> [Task to carry out]
Reproduce the listing below exactly. Pictures do not belong in the copy.
***
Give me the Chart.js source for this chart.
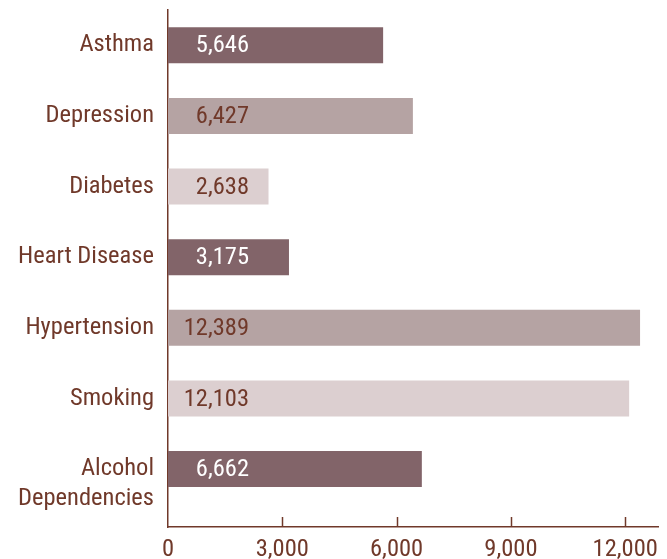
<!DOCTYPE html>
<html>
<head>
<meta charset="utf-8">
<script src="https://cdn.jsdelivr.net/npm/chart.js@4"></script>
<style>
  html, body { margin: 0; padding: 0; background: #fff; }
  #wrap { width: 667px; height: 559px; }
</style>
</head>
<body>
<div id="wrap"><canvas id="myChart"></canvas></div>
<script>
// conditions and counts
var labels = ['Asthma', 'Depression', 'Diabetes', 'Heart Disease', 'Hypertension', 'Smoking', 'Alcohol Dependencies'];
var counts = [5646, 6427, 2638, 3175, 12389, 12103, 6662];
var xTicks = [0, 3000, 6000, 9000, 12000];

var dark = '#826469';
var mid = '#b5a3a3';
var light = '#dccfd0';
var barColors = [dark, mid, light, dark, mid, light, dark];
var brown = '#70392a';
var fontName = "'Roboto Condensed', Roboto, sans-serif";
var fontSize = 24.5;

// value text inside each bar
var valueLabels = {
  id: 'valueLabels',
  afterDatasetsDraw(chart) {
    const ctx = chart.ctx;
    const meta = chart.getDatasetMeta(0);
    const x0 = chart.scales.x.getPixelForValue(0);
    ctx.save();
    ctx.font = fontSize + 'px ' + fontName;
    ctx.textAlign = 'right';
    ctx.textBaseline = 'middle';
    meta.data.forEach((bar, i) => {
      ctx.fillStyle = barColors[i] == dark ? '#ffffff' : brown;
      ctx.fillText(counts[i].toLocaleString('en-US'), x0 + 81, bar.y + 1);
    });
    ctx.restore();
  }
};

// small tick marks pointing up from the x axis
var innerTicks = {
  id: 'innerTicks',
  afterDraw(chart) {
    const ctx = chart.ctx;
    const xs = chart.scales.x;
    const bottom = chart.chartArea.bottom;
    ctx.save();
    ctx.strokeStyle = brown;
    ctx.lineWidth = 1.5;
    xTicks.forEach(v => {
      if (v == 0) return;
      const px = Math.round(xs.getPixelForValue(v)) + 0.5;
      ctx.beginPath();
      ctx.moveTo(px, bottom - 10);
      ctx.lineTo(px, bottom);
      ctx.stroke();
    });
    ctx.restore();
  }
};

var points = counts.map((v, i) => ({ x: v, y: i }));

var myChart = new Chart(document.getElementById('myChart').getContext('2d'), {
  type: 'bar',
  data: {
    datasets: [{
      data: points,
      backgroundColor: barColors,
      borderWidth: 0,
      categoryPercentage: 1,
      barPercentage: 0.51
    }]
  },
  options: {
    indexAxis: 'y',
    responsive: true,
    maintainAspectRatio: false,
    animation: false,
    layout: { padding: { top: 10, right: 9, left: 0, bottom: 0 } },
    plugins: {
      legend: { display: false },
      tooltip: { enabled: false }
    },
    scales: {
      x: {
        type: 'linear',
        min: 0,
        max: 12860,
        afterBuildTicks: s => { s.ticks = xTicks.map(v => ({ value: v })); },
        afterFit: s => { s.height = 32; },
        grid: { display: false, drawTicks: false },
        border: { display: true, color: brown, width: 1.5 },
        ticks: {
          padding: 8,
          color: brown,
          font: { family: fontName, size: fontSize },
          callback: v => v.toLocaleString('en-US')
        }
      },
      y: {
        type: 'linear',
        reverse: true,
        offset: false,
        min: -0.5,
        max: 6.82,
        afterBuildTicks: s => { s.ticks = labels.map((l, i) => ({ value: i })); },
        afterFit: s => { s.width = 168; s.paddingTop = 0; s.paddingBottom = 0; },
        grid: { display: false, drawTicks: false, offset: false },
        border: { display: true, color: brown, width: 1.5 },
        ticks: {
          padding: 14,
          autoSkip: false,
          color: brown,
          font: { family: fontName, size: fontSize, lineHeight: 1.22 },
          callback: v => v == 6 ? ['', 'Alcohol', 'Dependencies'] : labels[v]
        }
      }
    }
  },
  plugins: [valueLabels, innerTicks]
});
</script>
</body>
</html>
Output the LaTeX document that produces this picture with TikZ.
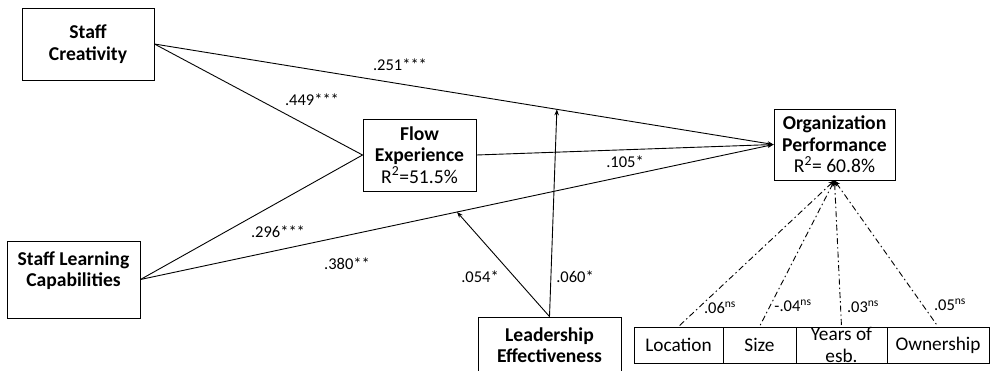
***
> [Finished exercise]
Give me the Chart.js source for this chart.
<!DOCTYPE html>
<html>
<head>
<meta charset="utf-8">
<script src="https://cdn.jsdelivr.net/npm/chart.js@4"></script>
<style>
  html, body { margin: 0; padding: 0; background: #fff; }
  #wrap { width: 667px; height: 559px; }
</style>
</head>
<body>
<div id="wrap"><canvas id="myChart"></canvas></div>
<script>
// conditions and counts
var labels = ['Asthma', 'Depression', 'Diabetes', 'Heart Disease', 'Hypertension', 'Smoking', 'Alcohol Dependencies'];
var counts = [5646, 6427, 2638, 3175, 12389, 12103, 6662];
var xTicks = [0, 3000, 6000, 9000, 12000];

var dark = '#826469';
var mid = '#b5a3a3';
var light = '#dccfd0';
var barColors = [dark, mid, light, dark, mid, light, dark];
var brown = '#70392a';
var fontName = "'Roboto Condensed', Roboto, sans-serif";
var fontSize = 24.5;

// value text inside each bar
var valueLabels = {
  id: 'valueLabels',
  afterDatasetsDraw(chart) {
    const ctx = chart.ctx;
    const meta = chart.getDatasetMeta(0);
    const x0 = chart.scales.x.getPixelForValue(0);
    ctx.save();
    ctx.font = fontSize + 'px ' + fontName;
    ctx.textAlign = 'right';
    ctx.textBaseline = 'middle';
    meta.data.forEach((bar, i) => {
      ctx.fillStyle = barColors[i] == dark ? '#ffffff' : brown;
      ctx.fillText(counts[i].toLocaleString('en-US'), x0 + 81, bar.y + 1);
    });
    ctx.restore();
  }
};

// small tick marks pointing up from the x axis
var innerTicks = {
  id: 'innerTicks',
  afterDraw(chart) {
    const ctx = chart.ctx;
    const xs = chart.scales.x;
    const bottom = chart.chartArea.bottom;
    ctx.save();
    ctx.strokeStyle = brown;
    ctx.lineWidth = 1.5;
    xTicks.forEach(v => {
      if (v == 0) return;
      const px = Math.round(xs.getPixelForValue(v)) + 0.5;
      ctx.beginPath();
      ctx.moveTo(px, bottom - 10);
      ctx.lineTo(px, bottom);
      ctx.stroke();
    });
    ctx.restore();
  }
};

var points = counts.map((v, i) => ({ x: v, y: i }));

var myChart = new Chart(document.getElementById('myChart').getContext('2d'), {
  type: 'bar',
  data: {
    datasets: [{
      data: points,
      backgroundColor: barColors,
      borderWidth: 0,
      categoryPercentage: 1,
      barPercentage: 0.51
    }]
  },
  options: {
    indexAxis: 'y',
    responsive: true,
    maintainAspectRatio: false,
    animation: false,
    layout: { padding: { top: 10, right: 9, left: 0, bottom: 0 } },
    plugins: {
      legend: { display: false },
      tooltip: { enabled: false }
    },
    scales: {
      x: {
        type: 'linear',
        min: 0,
        max: 12860,
        afterBuildTicks: s => { s.ticks = xTicks.map(v => ({ value: v })); },
        afterFit: s => { s.height = 32; },
        grid: { display: false, drawTicks: false },
        border: { display: true, color: brown, width: 1.5 },
        ticks: {
          padding: 8,
          color: brown,
          font: { family: fontName, size: fontSize },
          callback: v => v.toLocaleString('en-US')
        }
      },
      y: {
        type: 'linear',
        reverse: true,
        offset: false,
        min: -0.5,
        max: 6.82,
        afterBuildTicks: s => { s.ticks = labels.map((l, i) => ({ value: i })); },
        afterFit: s => { s.width = 168; s.paddingTop = 0; s.paddingBottom = 0; },
        grid: { display: false, drawTicks: false, offset: false },
        border: { display: true, color: brown, width: 1.5 },
        ticks: {
          padding: 14,
          autoSkip: false,
          color: brown,
          font: { family: fontName, size: fontSize, lineHeight: 1.22 },
          callback: v => v == 6 ? ['', 'Alcohol', 'Dependencies'] : labels[v]
        }
      }
    }
  },
  plugins: [valueLabels, innerTicks]
});
</script>
</body>
</html>
Output the LaTeX document that produces this picture with TikZ.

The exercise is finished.